● The exercise
Reproduce the listing below exactly, beginning with its first line and ending with the line that holds "['#02B388', '#66CBB3', '#CCEBE2', '#CCFFFF', '#FFC85A'];"; pictures are not part of the copy.

● Data section
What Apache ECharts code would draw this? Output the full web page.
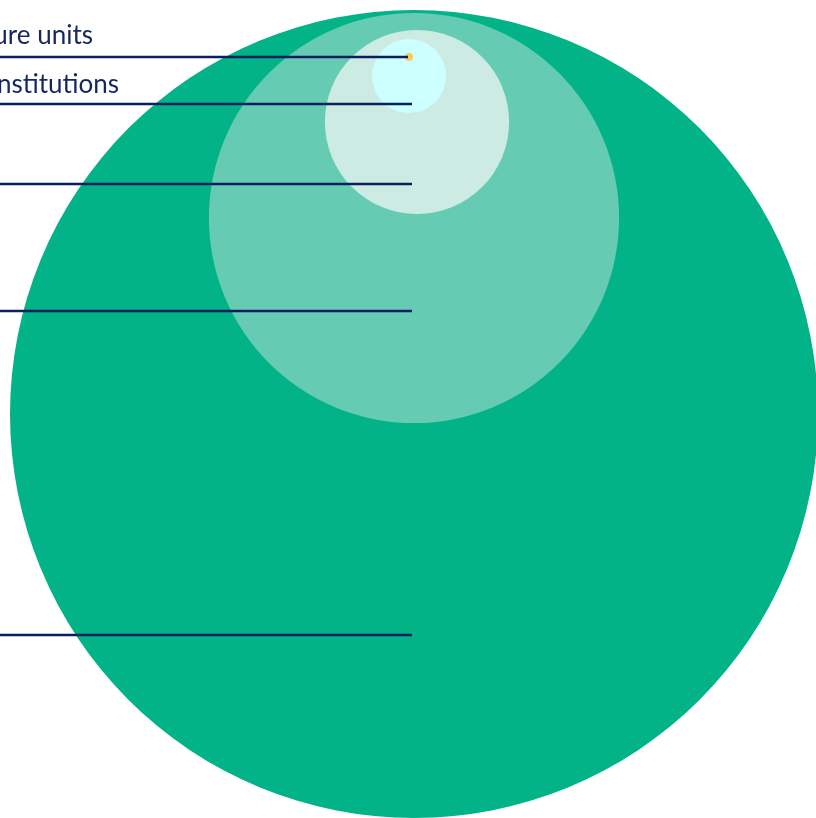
<!DOCTYPE html>
<html>
<head>
<meta charset="utf-8">
<script src="https://cdn.jsdelivr.net/npm/echarts@6/dist/echarts.min.js"></script>
<style>html,body{margin:0;padding:0;background:#fff;}#c{width:816px;height:818px;}</style>
</head>
<body>
<div id="c"></div>
<script>
// Data (nested populations, outermost first)
var labels = ['All units', 'Organisations', 'Enterprises', 'Research institutions', 'Infrastructure units'];
var values = [163000, 42000, 8470, 1370, 16];
var colors = ['#02B388', '#66CBB3', '#CCEBE2', '#CCFFFF', '#FFC85A'];

// Layout (pixel space): circle centres and label line heights
var centerX = [414, 414, 417, 409, 409];
var centerY = [414, 218, 122, 76, 57];
var lineY = [635, 311, 184, 104, 57];
var lineEndX = [412, 412, 412, 412, 408];
var labelRight = [-20, -20, -20, 119, 93];
var labelBottom = [-7, -7, -7, -6, -8];

var maxR = 404;
var k = maxR / Math.sqrt(values[0]);

var circleData = values.map(function (v, i) { return [centerX[i], centerY[i], v, i]; });
var lineData = values.map(function (v, i) { return [lineEndX[i], lineY[i], i]; });

var chart = echarts.init(document.getElementById('c'));
chart.setOption({
  animation: false,
  grid: {left: 0, right: 0, top: 0, bottom: 0},
  xAxis: {type: 'value', min: 0, max: 816, show: false},
  yAxis: {type: 'value', min: 0, max: 818, inverse: true, show: false},
  series: [
    {
      type: 'custom',
      data: circleData,
      clip: false,
      renderItem: function (params, api) {
        var c = api.coord([api.value(0), api.value(1)]);
        var r = api.size([Math.sqrt(api.value(2)) * k, 0])[0];
        var i = api.value(3);
        return {type: 'circle', shape: {cx: c[0], cy: c[1], r: r}, style: {fill: colors[i]}, z2: i};
      }
    },
    {
      type: 'custom',
      data: lineData,
      clip: false,
      z: 5,
      renderItem: function (params, api) {
        var i = api.value(2);
        var end = api.coord([api.value(0), api.value(1)]);
        var start = api.coord([-200, api.value(1)]);
        return {
          type: 'group',
          children: [
            {type: 'line', shape: {x1: start[0], y1: end[1], x2: end[0], y2: end[1]}, style: {stroke: '#0A1F5E', lineWidth: 2.5}},
            {type: 'text', style: {text: labels[i], x: labelRight[i], y: end[1] + labelBottom[i], align: 'right', verticalAlign: 'bottom', fill: '#14285E', font: '26px Lato'}}
          ]
        };
      }
    }
  ]
});
</script>
</body>
</html>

● Exercise result
What Apache ECharts code would draw this? Output the full web page.
<!DOCTYPE html>
<html>
<head>
<meta charset="utf-8">
<script src="https://cdn.jsdelivr.net/npm/echarts@6/dist/echarts.min.js"></script>
<style>html,body{margin:0;padding:0;background:#fff;}#c{width:816px;height:818px;}</style>
</head>
<body>
<div id="c"></div>
<script>
// Data (nested populations, outermost first)
var labels = ['All units', 'Organisations', 'Enterprises', 'Research institutions', 'Infrastructure units'];
var values = [163000, 42000, 8470, 1370, 16];
var colors = ['#02B388', '#66CBB3', '#CCEBE2', '#CCFFFF', '#FFC85A'];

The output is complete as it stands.